I found it most beneficial to create themes and develop my own modules to get a feel for the internal structure of Drupal. Pro Drupal Development was very helpful, as was just reading through some of the code itself (starting at the hook level and working downward).

Kaleb Brasee
Reading through the API documentation and understanding things like how hooks are called (module_invoke_all) helped me more than anything else.
Grayside
+2  A: 

... just wonder, would not stepping though some of the code with Xdebug be helpful?

vector
+2  A: 

This post by eaton does a pretty good job of explaining how Drupal works, if that's what you mean.

Mike Crittenden
+3  A: 

Pro Drupal Dev is a great book to learn how to interface with Drupal, and by learning how Drupal works from that end will tell you a lot of how it works inside.

If you mean learning how to use Drupal's core effectively, there's a book titled 'Using Drupal' by a lot of the lullabots which will tell you how to set up a lot of items.

And then behind there, there's a lot of good stuff at api.drupal.org - dig in and look about and see how things are cross-referenced.
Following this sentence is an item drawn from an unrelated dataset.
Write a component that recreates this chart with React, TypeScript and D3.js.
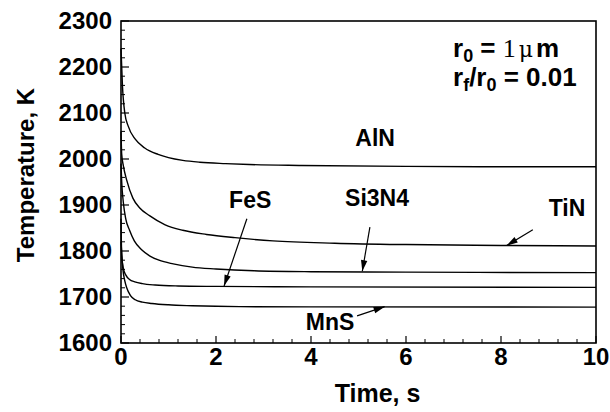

And finally, dig into the code and see what's going on yourself.

John Fiala
+1 PDD is simply the best and most comprehensive resource out there (excluding the drupal.org site, that however has an overwhelming low signal-to-noise ration). The suggestion of looking at the api subdomain is a good one. The only part that is weakly covered by PDD is js. For that one in particular I would suggest "Drupal 6 JavaScript and jQuery" b Matt Butcher - Packt Publishing.